Zum Invaliditätsbegriff gehören nicht nur der geistige und körperliche Zustand, sondern auch die übrigen in § 255 ASVG genannten Anspruchsvoraussetzungen wie beispielsweise die überwiegende Ausübung eines erlernten oder angelernten Berufes. Auch der Berufsschutz ist bei Gewährung einer befristeten Pension zunächst nur auf den ursprünglichen Stichtag beschränkt und wirkt nicht über den Fristablauf hinaus. Daher ist auch die Frage des Berufsschutzes im Weitergewährungsverfahren neu zu prüfen.

Dies darf aber nicht dahin mißverstanden werden, daß das Vorliegen aller Voraussetzungen des § 255 ASVG nur auf den Zeitpunkt der Weitergewährung der befristet zuerkannten Invaliditätspension zu beziehen ist. Folgte man der Auffassung des Berufungsgerichtes, so wären die Voraussetzungen für eine Invaliditätspension bezüglich des Berufsschutzes weitgehend manipulierbar. Der Versicherte könnte eine Befristung, im Hinblick auf den (nach dieser Ansicht) durch den Weitergewährungsantrag ausgelösten neuen Stichtag, der seinen Berufsschutz vernichten würde, im Hinblick auf § 256 ASVG nicht bekämpfen. Die beklagte Partei hätte es in der Hand, die (berufsschutzbezogene) Voraussetzung für die Invaliditätspension zu bestimmen. Dem Einwand des Berufungsgerichtes, daß sich eine Bezugnahme auf einen durch den Weitergewährungsantrag ausgelösten neuen Stichtag auch zum Vorteil des Versicherten auswirken könne, ist entgegenzuhalten, daß das hier vertretene Ergebnis für den Versicherten, wenn dieser erst zu einem nach der Gewährung der befristeten Leistung liegenden Zeitpunkt den Berufsschutz erworben hat, nicht notwendig einen Nachteil bedeutet. Der Versicherte ist ja nicht auf einen Antrag auf Weitergewährung beschränkt.
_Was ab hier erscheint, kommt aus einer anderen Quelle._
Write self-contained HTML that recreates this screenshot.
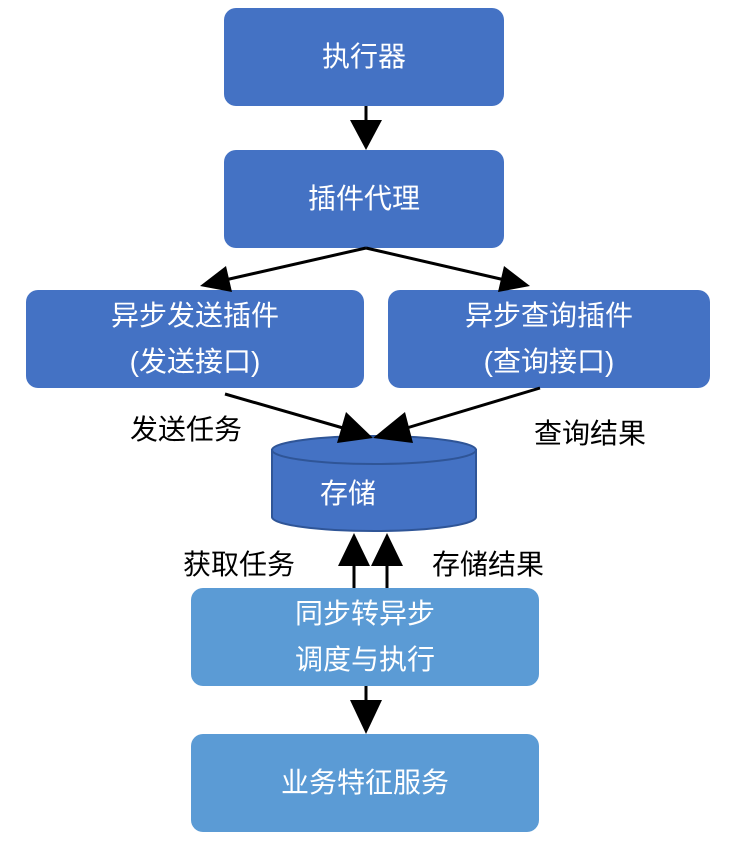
<!DOCTYPE html><html><head><meta charset="utf-8"><style>
body{margin:0;width:738px;height:842px;background:#fff;position:relative;font-family:"Liberation Sans","Noto Sans CJK SC",sans-serif;overflow:hidden}
.b{position:absolute;border-radius:12px;color:#fff;font-size:28px;display:flex;flex-direction:column;align-items:center;justify-content:center;line-height:46px;text-align:center}
.d{background:#4472C4}.l{background:#5B9BD5}
.t{position:absolute;font-size:28px;color:#000}
svg{position:absolute;left:0;top:0}
</style></head><body>
<div class="b d" style="left:224px;top:8px;width:280px;height:98px">执行器</div>
<div class="b d" style="left:224px;top:150px;width:280px;height:98px">插件代理</div>
<div class="b d" style="left:26px;top:290px;width:338px;height:98px"><span>异步发送插件</span><span>(发送接口)</span></div>
<div class="b d" style="left:388px;top:290px;width:322px;height:98px"><span>异步查询插件</span><span>(查询接口)</span></div>
<div class="b l" style="left:191px;top:588px;width:348px;height:98px"><span>同步转异步</span><span>调度与执行</span></div>
<div class="b l" style="left:191px;top:734px;width:348px;height:98px">业务特征服务</div>
<svg width="738" height="842">
<path d="M272 450 L272 517 A102 14 0 0 0 476 517 L476 450 Z" fill="#4472C4" stroke="#2F5597" stroke-width="2"/>
<ellipse cx="374" cy="450" rx="102" ry="14" fill="#4472C4" stroke="#2F5597" stroke-width="2"/>
<g stroke="#000" stroke-width="3" fill="#000">
<line x1="366" y1="106" x2="366" y2="122"/><polygon points="350,120 382,120 366,150" stroke="none"/>
<line x1="366" y1="248" x2="225" y2="280"/><polygon points="200,286 226,266 232,292" stroke="none"/>
<line x1="366" y1="248" x2="505" y2="280"/><polygon points="530,286 498,292 504,266" stroke="none"/>
<line x1="225" y1="394" x2="350" y2="430"/><polygon points="373,438 337,443 346,412" stroke="none"/>
<line x1="540" y1="388" x2="400" y2="430"/><polygon points="373,438 405,412 413,443" stroke="none"/>
<line x1="354" y1="560" x2="354" y2="588"/><polygon points="354,533 338,566 370,566" stroke="none"/>
<line x1="387" y1="560" x2="387" y2="588"/><polygon points="387,533 371,566 403,566" stroke="none"/>
<line x1="366" y1="686" x2="366" y2="702"/><polygon points="350,700 382,700 366,734" stroke="none"/>
</g>
</svg>
<div class="t" style="left:320px;top:472px;color:#fff">存储</div>
<div class="t" style="left:130px;top:408px">发送任务</div>
<div class="t" style="left:534px;top:412px">查询结果</div>
<div class="t" style="left:183px;top:543px">获取任务</div>
<div class="t" style="left:432px;top:543px">存储结果</div>
</body></html>
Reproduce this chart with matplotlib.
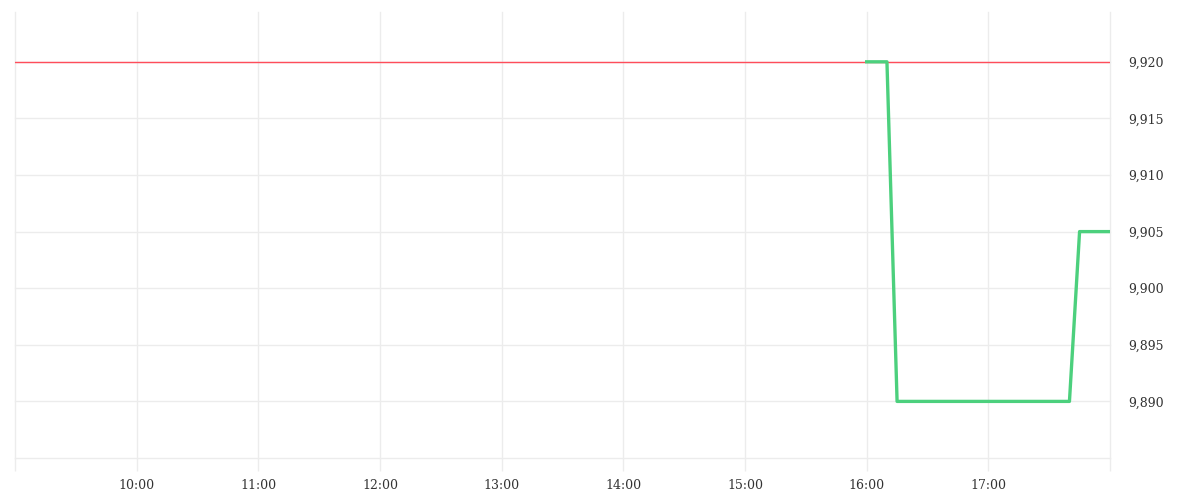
import pandas as pd
import matplotlib
matplotlib.use("Agg")
import matplotlib.pyplot as plt
from matplotlib.ticker import FuncFormatter

# price steps (green) and reference level (red)
times = ["16:00", "16:10", "16:15", "17:40", "17:45", "18:00"]
prices = [9.920, 9.920, 9.890, 9.890, 9.905, 9.905]
ref_level = 9.920

day = "2024-01-02 "
t = pd.to_datetime([day + s for s in times])
x_start = pd.Timestamp(day + "09:00")
x_end = pd.Timestamp(day + "18:00")

fig = plt.figure(figsize=(12, 5), dpi=100)
ax = fig.add_axes([0.0125, 0.084, 0.9125, 0.892])

ax.axhline(ref_level, color="#ff4d5a", lw=1.0, zorder=2)
ax.plot(t, prices, color="#4cd07d", lw=2.4, zorder=3)

ax.set_xlim(x_start, x_end)
ax.set_ylim(9.885, 9.9244)

hours = pd.date_range(x_start, x_end, freq="h")
ax.set_xticks(hours)
ax.set_xticklabels(["" if (h == x_start or h == x_end) else h.strftime("%H:%M") for h in hours])
ax.set_yticks([9.885, 9.890, 9.895, 9.900, 9.905, 9.910, 9.915, 9.920])
ax.yaxis.set_major_formatter(FuncFormatter(
    lambda v, p: "" if v < 9.8875 else f"{v:.3f}".replace(".", ",")))

ax.yaxis.tick_right()
ax.grid(True, color="#ececec", lw=1.0, zorder=0)
for gl in ax.get_xgridlines() + ax.get_ygridlines():
    gl.set_clip_on(False)
for s in ax.spines.values():
    s.set_visible(False)

ax.tick_params(axis="x", length=9, color="#ececec", width=1.0, pad=6,
               labelsize=9, labelcolor="#333333")
ax.tick_params(axis="y", length=0, pad=13, labelsize=9, labelcolor="#333333")
for lab in ax.get_xticklabels() + ax.get_yticklabels():
    lab.set_fontfamily("DejaVu Serif")

fig.savefig("out.png", dpi=100, facecolor="white")
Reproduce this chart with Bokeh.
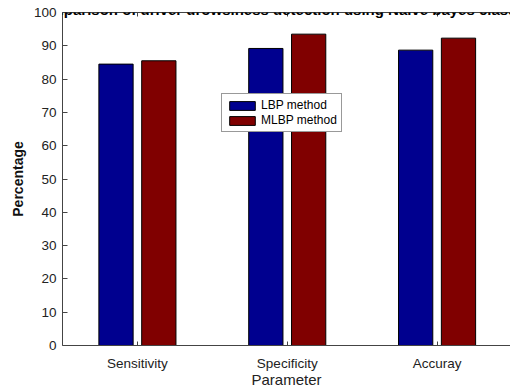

Er könnte einen Antrag auf Neugewährung stellen und damit einen neuen Stichtag auslösen.

Im Falle der Weitergewährung der Invaliditätspension handelt es sich also um einen letztlich einheitlichen Versicherungsfall, dessen Voraussetzungen durch den für die befristete Leistung maßgeblichen Stichtag bestimmt werden, zu dem festzustellen ist, ob Invalidität noch, erstmals oder wieder gegeben ist.

Ist zu diesem (ursprünglichen) Stichtag Invalidität unter allen in § 255 ASVG genannten Voraussetzungen, also auch des Berufsschutzes gegeben und besteht zum Zeitpunkt der Antragstellung auf Weitergewährung der befristeten Leistung Invalidität weiterhin, so beruht die Weitergewährung darauf, daß dauernde Invalidität bereits von Beginn an vorgelegen ist und noch besteht.

Demnach kommt dem Kläger - ausgehend vom ursprünglichen Stichtag 1.10.1992 - Berufsschutz als Glaser zu, weil er diese Tätigkeit in mehr als der Hälfte der Beitragsmonate - und zwar nach den Feststellungen 55 Monate als Glaser und nur 41 als Hilfsarbeiter - vor diesem (ursprünglichen) Stichtag ausgeübt hat. Da er jedoch aufgrund der Feststellungen den Beruf des Glasers nicht mehr ausüben kann, ist er invalid im Sinne des § 255 Abs 1 ASVG, sodaß der Anspruch auf Weitergewährung der befristet gewährten Pension gegeben ist.

Der Rechtsmeinung des Berufungsgerichtes ist daher nicht zu folgen und wie im Spruch zu entscheiden.

Die Kostenentscheidung gründet sich auf § 77 Abs 1 Z 2 lit a ASGG.